Twenty-seven families in Moore, Okla., received a combined 325 pieces of furniture Saturday during a church-run furniture distribution for victims of the May tornadoes.
Moore resident John Wright described it as just another miracle since the storms. “It’s been great, it’s been a blessing,” said Wright, whose home is being repaired but remains uninhabitable.
The two dozen or so volunteers, mostly from First Baptist Church of Oklahoma City, testified it was they who were truly blessed in giving away the dressers, beds and other furniture and clothing.
“A lot of them come in crying and leave with a smile,” Ron Schuermann, a retired auto worker and a member of First Baptist, said of the storm victims who visited the 60,000-square-foot Moore warehouse operated by the congregation. “There are days when I’m awfully tired, but I always go. I wouldn’t miss out on this.”
Ministry continues growth
First Baptist Senior Pastor Tom Ogburn said God’s fingerprints are all over the local efforts to meet the physical and spiritual needs of the region’s twister and flooding victims, and the ongoing furniture ministry is one example.

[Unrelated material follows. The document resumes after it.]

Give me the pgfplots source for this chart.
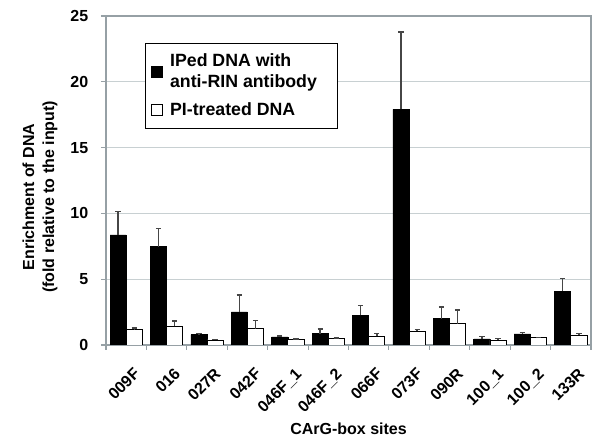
\documentclass[border=0pt]{standalone}
\usepackage{fontspec}
\setmainfont{Liberation Sans}
\usepackage{pgfplots}
\pgfplotsset{compat=1.18}
\definecolor{gridc}{RGB}{200,208,210}
\definecolor{axc}{RGB}{150,160,165}
\definecolor{errc}{RGB}{70,70,70}
\begin{document}
\begin{tikzpicture}
\useasboundingbox (-79.5pt,-70.5pt) rectangle (370.5pt,258.75pt);
\begin{axis}[
  width=363.75pt, height=246.75pt, scale only axis,
  xmin=-0.5, xmax=11.5, ymin=0, ymax=25,
  ytick={0,5,...,25},
  ymajorgrids, grid style={gridc, line width=0.8pt},
  axis line style={axc, line width=0.8pt},
  xtick={0,...,11},
  xticklabels={009F,016,027R,042F,046F\_1,046F\_2,066F,073F,090R,100\_1,100\_2,133R},
  minor xtick={-0.5,0.5,...,11.5},
  major x tick style={draw=none},
  minor x tick style={axc, line width=0.8pt},
  major y tick style={axc, line width=0.8pt},
  major tick length=3.75pt, minor tick length=3.75pt,
  tick align=outside, tick pos=left,
  /pgf/number format/assume math mode=true,
  tick label style={font=\bfseries\fontsize{12}{14}\selectfont},
  yticklabel style={xshift=-6pt},
  xticklabel style={rotate=45, anchor=north east, yshift=-9pt, xshift=-2pt},
  ylabel={Enrichment of DNA\\(fold relative to the input)},
  ylabel style={font=\bfseries\fontsize{12}{15}\selectfont, align=center, at={(axis description cs:-0.136,0.45)}, anchor=center},
  xlabel={CArG-box sites},
  xlabel style={font=\bfseries\fontsize{12}{14}\selectfont, at={(axis description cs:0.5,-0.256)}, anchor=center},
  legend style={at={(0.08,0.918)}, anchor=north west, draw=black, line width=0.6pt,
    font=\bfseries\fontsize{13.3}{15.5}\selectfont, cells={align=left}, row sep=6pt, inner xsep=4pt, inner ysep=6pt},
  legend cell align=left,
]
\addplot[ybar, bar width=0.4, bar shift=0pt, fill=black, draw=black, line width=0.5pt,
  legend image code/.code={\draw[fill=black,draw=black] (0pt,-4.2pt) rectangle (8.4pt,4.2pt); \path (12pt,0pt);},
  error bars/.cd, y dir=plus, y explicit,
  error bar style={errc, line width=1.1pt},
  error mark options={rotate=90, errc, mark size=2pt, line width=1.1pt}]
coordinates {
(-0.2,8.37) +- (0,1.76)
(0.8,7.48) +- (0,1.38)
(1.8,0.79) +- (0,0.10)
(2.8,2.52) +- (0,1.27)
(3.8,0.61) +- (0,0.08)
(4.8,0.87) +- (0,0.33)
(5.8,2.26) +- (0,0.74)
(6.8,17.9) +- (0,5.9)
(7.8,2.0) +- (0,0.9)
(8.8,0.46) +- (0,0.2)
(9.8,0.84) +- (0,0.1)
(10.8,4.1) +- (0,0.94)
};
\addlegendentry{IPed DNA with\\anti-RIN antibody\rule{9pt}{0pt}}
\addplot[ybar, bar width=0.4, bar shift=0pt, fill=white, draw=black, line width=0.6pt,
  legend image code/.code={\draw[fill=white,draw=black,line width=0.8pt] (0pt,-4.2pt) rectangle (8.4pt,4.2pt); \path (12pt,0pt);},
  error bars/.cd, y dir=plus, y explicit,
  error bar style={errc, line width=1.1pt},
  error mark options={rotate=90, errc, mark size=2pt, line width=1.1pt}]
coordinates {
(0.2,1.17) +- (0,0.13)
(1.2,1.42) +- (0,0.41)
(2.2,0.38) +- (0,0.05)
(3.2,1.25) +- (0,0.61)
(4.2,0.41) +- (0,0.05)
(5.2,0.48) +- (0,0.05)
(6.2,0.66) +- (0,0.21)
(7.2,1.05) +- (0,0.12)
(8.2,1.63) +- (0,1.04)
(9.2,0.38) +- (0,0.12)
(10.2,0.56) +- (0,0.02)
(11.2,0.76) +- (0,0.13)
};
\addlegendentry{PI-treated DNA}
\end{axis}
\end{tikzpicture}
\end{document}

The ministry began around 2011 as a small furniture bank established to aid refugees settled in Oklahoma City by Catholic Charities, and also for foster families and the working poor. Operating in 6,000 square feet of space provided by a church member, that ministry struggled until the tornadoes struck in May.
At that point, long-standing relationships with other religious groups in the city kicked in, generating word-of-mouth and media coverage followed by donations of cash, trucks and furniture.
The Cooperative Baptist Fellowship’s Disaster Response agency brokered a deal to get donated furniture delivered from South Carolina, Ogburn said. CBF Oklahoma has directed visiting mission teams and other volunteers to the furniture ministry.
A “Loving Oklahoma” campaign that begins today will delegate volunteers to the furniture effort at the end of the week, Ogburn said.
A $1.3 million donation of new goods from Thomasville Furniture last month was followed by a financial gift from Feed the Children to pay for its transportation to Oklahoma City, where the charity is headquartered.
The organization also is paying the $12,000 monthly rent on the warehouse that opened for drive-up distribution on Saturday.
Its inventory resembles commercial operations with some 8,000 pieces ranging from mirrors and game tables to tables and bed sets. The church and its partner ministries and charities hope to serve about 1,000 families from the facility for up to 18 more weeks.
“We went from a $6,000 to a $3 million ministry in a matter of weeks,” Ogburn said. “The scale continues to grow every day.”
And so does the astonishment of many who have come across the operation.
“I knew they had a warehouse, but this is overwhelming,” said Sonja Carrasquillo, a volunteer from St. John Missionary Baptist Church in Oklahoma City.
Most customers are also amazed to see the variety of free-but-new furniture and clothing available – and that there are few limits on how much can be taken, she said.
“One woman said ‘I have five kids and I need five bed frames,” Carrasquillo said. “I said we can give you five bed frames.”
‘Still in shock’
It’s difficult to overestimate the positive emotional impact that can have on people who have experienced major trauma, said Pam Wanzer, a member of First Baptist and one of the furniture ministry’s organizers.
“Most of these people are still in shock,” Wanzer said about those shopping in the warehouse Saturday.
Wanzer, who operates a grief counseling ministry with her husband and co-volunteer Mike, said many of the twisters’ victims are only now beginning to process and heal from the ordeal.
“Furniture starts to give them that routine and stability back,” she said.
That’s one of the reasons Feed the Children wanted to get on board with the effort, said Gary Sloan, who oversees disaster-relief projects as the charity’s senior vice president of domestic operations and program development.
Sloan said furniture is an often overlooked ministry focus in disaster-recovery efforts that usually focus more on debris cleaning, demolition, feeding and health care. “Furniture is an excellent item to provide to those who have lost everything,” he said.
And there was another reason the organization wanted to help.
“This disaster occurred literally in our backyard," he said. "This one is a little more personal.”
Being ‘God’s hands’
The unexpected nature of the ministry is one of the things that drew William Dooley, a surgeon and professor at the University of Oklahoma’s College of Medicine, to it.
“You experience what it is to be a Christian when you see the happiness in the eyes of those in dire straits and when you meet their needs in unexpected ways,” said Dooley, the chairman of deacons at First Baptist Church.
“We’re supposed to be God’s hands in our community, and when we see that need we’re supposed to fill that need,” Dooley said.
Ogburn pointed to Dooley’s sweat-soaked, dirty T-shirt and shorts as the physician pushed and pulled huge boxes across the warehouse floor. “He’s a breast cancer surgeon and researcher and on Saturday mornings he’s [doing manual] labor,” Ogburn said.
It points to what effect the opportunities to serve tornado victims has had on his church and community this year, the pastor added.
“This is clearly not church-as-usual,” he said. “But this is how I always dreamed church would be.”
Jeff Brumley is assistant editor of Associated Baptist Press.